Thanks again to you both.

All Best,

Matt

Mike Young said...

Sometimes you need to find all the lights before you can break them.

Craft is boring and reducible. The more obvious that appears, the quicker we can start talking about more interesting things.

On discussion of craft-only: yes, sure, sometimes people hide their cards in order to filibuster discussion of the hand. They do this until the reducible looks irreducible, which is cagey and frustrating. Which is why it's fun to start counting cards until you've figured out exactly what they have, so you can get on with the goddamn game.

For this reason, I thought it would be mostly funny to make the moves list with Elisa, to stop after a ridiculously arbitrary number, and to use the opportunity to highlight many excellent poems.

(Was going to talk about how things I hate in conversations of po-po land include, yes, their descent into negativity—as you note, Matt—and also the exasperating way in which people use bad faith and annoying rhetoric to cage the Other, e.g. tucking "cultivation of moves" into the end of a sentence, where it might rhetorically pose as pre-proven evidence necessary only for bolstering a more important point about how everybody needs to be in the zone or something—ignoring, of course, the fact that no one ever talked about cultivating moves, watering moves, a cult of moves, etc. etc—but I decided not to talk about any of that.)

I think you make very salient and noble and eloquent points, Matt.
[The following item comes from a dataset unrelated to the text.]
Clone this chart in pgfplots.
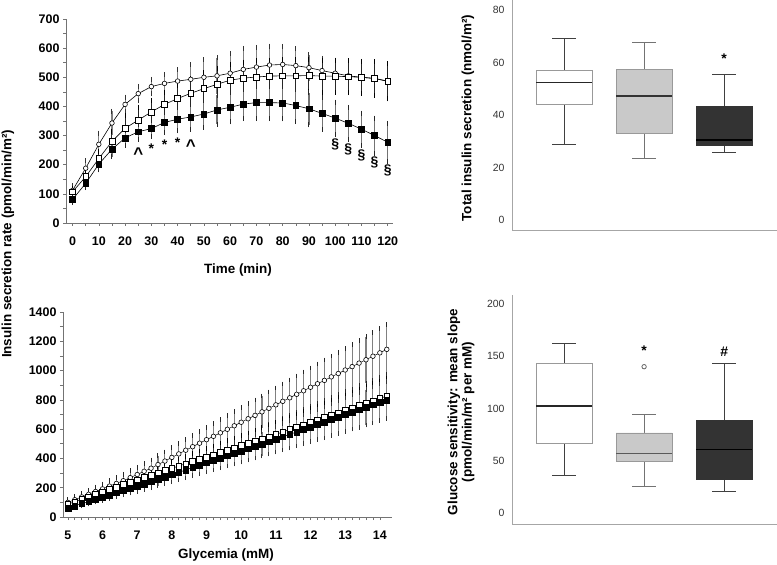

And I like Alexis's essay a lot. Magic I'm all for. Would you believe me if I told you that, in the simplest terms possible, that I believed making the list would promote more magic and celebration of magic and access to magic? Is it okay to name a dance? Does it make dancing less fun? Does the fact it's called the watusi make the watusi any less powerfully weird? Speaking of writing poems for people, not just people interested in poems, doesn't calling it the watusi give it closer to people who only knew about the waltz? Does the watusi, the can opener, the badminton butterfly, make the dark any less sweaty?

Fully aware that the card & dance analogies hopelessly/stupidly conflict, I bet. They're magic!